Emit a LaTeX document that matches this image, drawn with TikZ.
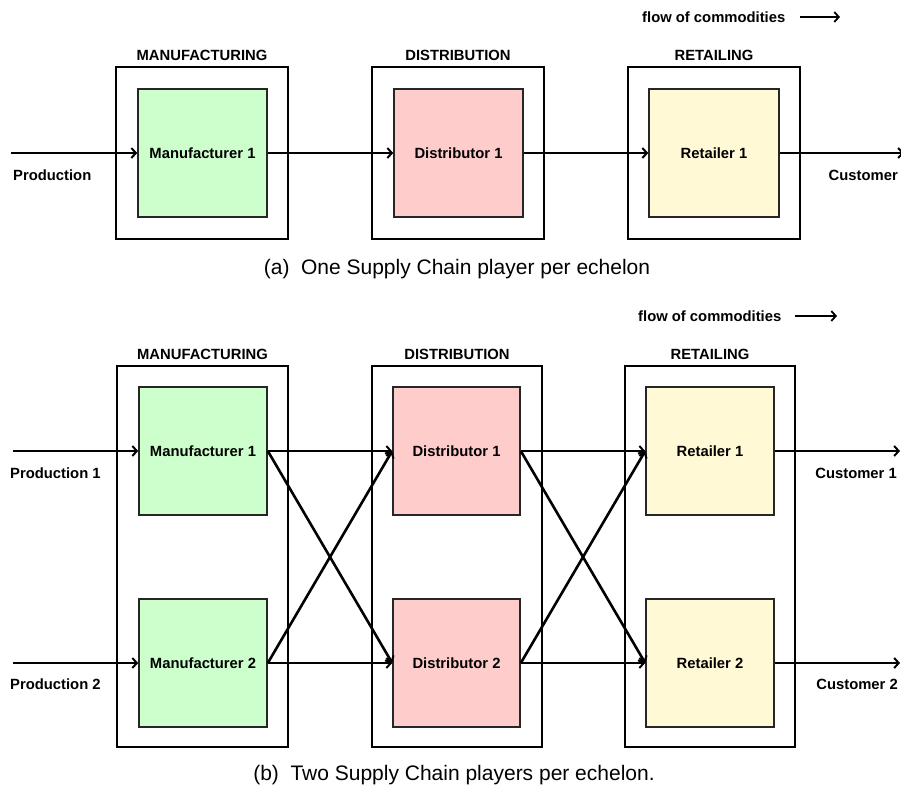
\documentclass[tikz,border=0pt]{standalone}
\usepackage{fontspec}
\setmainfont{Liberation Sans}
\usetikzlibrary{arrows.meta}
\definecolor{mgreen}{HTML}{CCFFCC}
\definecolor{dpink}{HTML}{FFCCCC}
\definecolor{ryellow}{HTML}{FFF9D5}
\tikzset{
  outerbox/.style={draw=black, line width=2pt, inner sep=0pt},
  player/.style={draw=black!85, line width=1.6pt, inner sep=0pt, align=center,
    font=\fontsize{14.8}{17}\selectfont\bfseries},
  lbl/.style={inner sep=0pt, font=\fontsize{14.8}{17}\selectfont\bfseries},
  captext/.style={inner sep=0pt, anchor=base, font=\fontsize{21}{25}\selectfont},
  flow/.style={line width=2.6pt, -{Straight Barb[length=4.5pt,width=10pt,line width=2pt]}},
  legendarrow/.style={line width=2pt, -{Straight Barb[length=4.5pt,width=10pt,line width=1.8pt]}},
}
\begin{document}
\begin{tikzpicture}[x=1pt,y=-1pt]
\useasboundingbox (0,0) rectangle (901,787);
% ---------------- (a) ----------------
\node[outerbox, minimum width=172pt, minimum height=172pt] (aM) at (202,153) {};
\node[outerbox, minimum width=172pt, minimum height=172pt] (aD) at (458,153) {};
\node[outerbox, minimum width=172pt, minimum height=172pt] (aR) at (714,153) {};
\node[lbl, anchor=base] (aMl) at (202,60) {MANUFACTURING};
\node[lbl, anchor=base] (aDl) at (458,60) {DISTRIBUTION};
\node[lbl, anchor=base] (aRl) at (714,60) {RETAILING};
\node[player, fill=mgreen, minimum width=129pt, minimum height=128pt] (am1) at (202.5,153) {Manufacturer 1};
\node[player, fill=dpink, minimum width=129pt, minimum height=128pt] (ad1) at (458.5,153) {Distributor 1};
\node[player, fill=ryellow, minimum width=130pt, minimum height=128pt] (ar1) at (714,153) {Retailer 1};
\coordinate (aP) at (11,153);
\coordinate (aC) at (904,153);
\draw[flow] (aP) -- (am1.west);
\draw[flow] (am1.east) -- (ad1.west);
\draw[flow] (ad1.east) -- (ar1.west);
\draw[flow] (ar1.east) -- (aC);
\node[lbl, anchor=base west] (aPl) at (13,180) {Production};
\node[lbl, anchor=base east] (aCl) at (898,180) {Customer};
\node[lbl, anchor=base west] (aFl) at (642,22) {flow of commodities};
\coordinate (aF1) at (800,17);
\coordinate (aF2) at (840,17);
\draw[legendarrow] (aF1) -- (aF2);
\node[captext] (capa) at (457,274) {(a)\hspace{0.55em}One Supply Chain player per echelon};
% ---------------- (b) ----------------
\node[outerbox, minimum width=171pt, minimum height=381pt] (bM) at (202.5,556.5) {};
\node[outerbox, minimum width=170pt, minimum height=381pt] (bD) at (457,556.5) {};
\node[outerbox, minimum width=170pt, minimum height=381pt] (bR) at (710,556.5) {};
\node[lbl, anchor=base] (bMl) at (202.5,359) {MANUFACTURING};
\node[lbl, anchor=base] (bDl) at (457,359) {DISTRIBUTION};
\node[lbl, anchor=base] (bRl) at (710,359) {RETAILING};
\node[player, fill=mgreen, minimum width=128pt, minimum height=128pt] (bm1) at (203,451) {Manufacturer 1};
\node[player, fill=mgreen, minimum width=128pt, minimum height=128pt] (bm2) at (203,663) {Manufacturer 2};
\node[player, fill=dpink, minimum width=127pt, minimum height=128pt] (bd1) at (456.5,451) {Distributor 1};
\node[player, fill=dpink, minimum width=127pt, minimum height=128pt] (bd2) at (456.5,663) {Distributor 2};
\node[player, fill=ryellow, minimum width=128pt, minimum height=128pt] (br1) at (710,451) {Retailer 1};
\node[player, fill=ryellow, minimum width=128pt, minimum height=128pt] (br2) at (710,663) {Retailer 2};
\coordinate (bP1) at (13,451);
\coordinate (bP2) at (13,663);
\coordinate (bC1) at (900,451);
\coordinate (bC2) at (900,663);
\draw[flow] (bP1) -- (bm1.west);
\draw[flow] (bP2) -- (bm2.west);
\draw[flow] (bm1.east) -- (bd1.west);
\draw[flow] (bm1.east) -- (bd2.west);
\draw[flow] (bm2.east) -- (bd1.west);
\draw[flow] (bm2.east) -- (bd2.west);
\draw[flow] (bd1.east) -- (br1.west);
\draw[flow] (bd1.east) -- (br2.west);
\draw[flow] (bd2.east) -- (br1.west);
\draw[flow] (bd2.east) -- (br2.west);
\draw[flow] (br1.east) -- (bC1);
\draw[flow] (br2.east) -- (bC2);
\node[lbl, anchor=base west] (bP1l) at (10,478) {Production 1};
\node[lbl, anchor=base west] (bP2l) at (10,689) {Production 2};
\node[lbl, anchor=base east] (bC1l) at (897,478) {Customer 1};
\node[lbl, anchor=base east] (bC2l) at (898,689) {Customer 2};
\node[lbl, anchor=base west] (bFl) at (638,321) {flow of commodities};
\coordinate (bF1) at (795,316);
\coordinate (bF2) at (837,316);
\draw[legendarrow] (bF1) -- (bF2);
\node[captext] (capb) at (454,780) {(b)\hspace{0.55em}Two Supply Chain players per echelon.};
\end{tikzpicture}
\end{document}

____________

Omit the pictures and reproduce the listing exactly.

Emit a LaTeX document that matches this image, drawn with TikZ.
\documentclass[tikz,border=0pt]{standalone}
\usepackage{fontspec}
\setmainfont{Liberation Sans}
\usetikzlibrary{arrows.meta}
\definecolor{mgreen}{HTML}{CCFFCC}
\definecolor{dpink}{HTML}{FFCCCC}
\definecolor{ryellow}{HTML}{FFF9D5}
\tikzset{
  outerbox/.style={draw=black, line width=2pt, inner sep=0pt},
  player/.style={draw=black!85, line width=1.6pt, inner sep=0pt, align=center,
    font=\fontsize{14.8}{17}\selectfont\bfseries},
  lbl/.style={inner sep=0pt, font=\fontsize{14.8}{17}\selectfont\bfseries},
  captext/.style={inner sep=0pt, anchor=base, font=\fontsize{21}{25}\selectfont},
  flow/.style={line width=2.6pt, -{Straight Barb[length=4.5pt,width=10pt,line width=2pt]}},
  legendarrow/.style={line width=2pt, -{Straight Barb[length=4.5pt,width=10pt,line width=1.8pt]}},
}
\begin{document}
\begin{tikzpicture}[x=1pt,y=-1pt]
\useasboundingbox (0,0) rectangle (901,787);
% ---------------- (a) ----------------
\node[outerbox, minimum width=172pt, minimum height=172pt] (aM) at (202,153) {};
\node[outerbox, minimum width=172pt, minimum height=172pt] (aD) at (458,153) {};
\node[outerbox, minimum width=172pt, minimum height=172pt] (aR) at (714,153) {};
\node[lbl, anchor=base] (aMl) at (202,60) {MANUFACTURING};
\node[lbl, anchor=base] (aDl) at (458,60) {DISTRIBUTION};
\node[lbl, anchor=base] (aRl) at (714,60) {RETAILING};
\node[player, fill=mgreen, minimum width=129pt, minimum height=128pt] (am1) at (202.5,153) {Manufacturer 1};
\node[player, fill=dpink, minimum width=129pt, minimum height=128pt] (ad1) at (458.5,153) {Distributor 1};
\node[player, fill=ryellow, minimum width=130pt, minimum height=128pt] (ar1) at (714,153) {Retailer 1};
\coordinate (aP) at (11,153);
\coordinate (aC) at (904,153);
\draw[flow] (aP) -- (am1.west);
\draw[flow] (am1.east) -- (ad1.west);
\draw[flow] (ad1.east) -- (ar1.west);
\draw[flow] (ar1.east) -- (aC);
\node[lbl, anchor=base west] (aPl) at (13,180) {Production};
\node[lbl, anchor=base east] (aCl) at (898,180) {Customer};
\node[lbl, anchor=base west] (aFl) at (642,22) {flow of commodities};
\coordinate (aF1) at (800,17);
\coordinate (aF2) at (840,17);
\draw[legendarrow] (aF1) -- (aF2);
\node[captext] (capa) at (457,274) {(a)\hspace{0.55em}One Supply Chain player per echelon};
% ---------------- (b) ----------------
\node[outerbox, minimum width=171pt, minimum height=381pt] (bM) at (202.5,556.5) {};
\node[outerbox, minimum width=170pt, minimum height=381pt] (bD) at (457,556.5) {};
\node[outerbox, minimum width=170pt, minimum height=381pt] (bR) at (710,556.5) {};
\node[lbl, anchor=base] (bMl) at (202.5,359) {MANUFACTURING};
\node[lbl, anchor=base] (bDl) at (457,359) {DISTRIBUTION};
\node[lbl, anchor=base] (bRl) at (710,359) {RETAILING};
\node[player, fill=mgreen, minimum width=128pt, minimum height=128pt] (bm1) at (203,451) {Manufacturer 1};
\node[player, fill=mgreen, minimum width=128pt, minimum height=128pt] (bm2) at (203,663) {Manufacturer 2};
\node[player, fill=dpink, minimum width=127pt, minimum height=128pt] (bd1) at (456.5,451) {Distributor 1};
\node[player, fill=dpink, minimum width=127pt, minimum height=128pt] (bd2) at (456.5,663) {Distributor 2};
\node[player, fill=ryellow, minimum width=128pt, minimum height=128pt] (br1) at (710,451) {Retailer 1};
\node[player, fill=ryellow, minimum width=128pt, minimum height=128pt] (br2) at (710,663) {Retailer 2};
\coordinate (bP1) at (13,451);
\coordinate (bP2) at (13,663);
\coordinate (bC1) at (900,451);
\coordinate (bC2) at (900,663);
\draw[flow] (bP1) -- (bm1.west);
\draw[flow] (bP2) -- (bm2.west);
\draw[flow] (bm1.east) -- (bd1.west);
\draw[flow] (bm1.east) -- (bd2.west);
\draw[flow] (bm2.east) -- (bd1.west);
\draw[flow] (bm2.east) -- (bd2.west);
\draw[flow] (bd1.east) -- (br1.west);
\draw[flow] (bd1.east) -- (br2.west);
\draw[flow] (bd2.east) -- (br1.west);
\draw[flow] (bd2.east) -- (br2.west);
\draw[flow] (br1.east) -- (bC1);
\draw[flow] (br2.east) -- (bC2);
\node[lbl, anchor=base west] (bP1l) at (10,478) {Production 1};
\node[lbl, anchor=base west] (bP2l) at (10,689) {Production 2};
\node[lbl, anchor=base east] (bC1l) at (897,478) {Customer 1};
\node[lbl, anchor=base east] (bC2l) at (898,689) {Customer 2};
\node[lbl, anchor=base west] (bFl) at (638,321) {flow of commodities};
\coordinate (bF1) at (795,316);
\coordinate (bF2) at (837,316);
\draw[legendarrow] (bF1) -- (bF2);
\node[captext] (capb) at (454,780) {(b)\hspace{0.55em}Two Supply Chain players per echelon.};
\end{tikzpicture}
\end{document}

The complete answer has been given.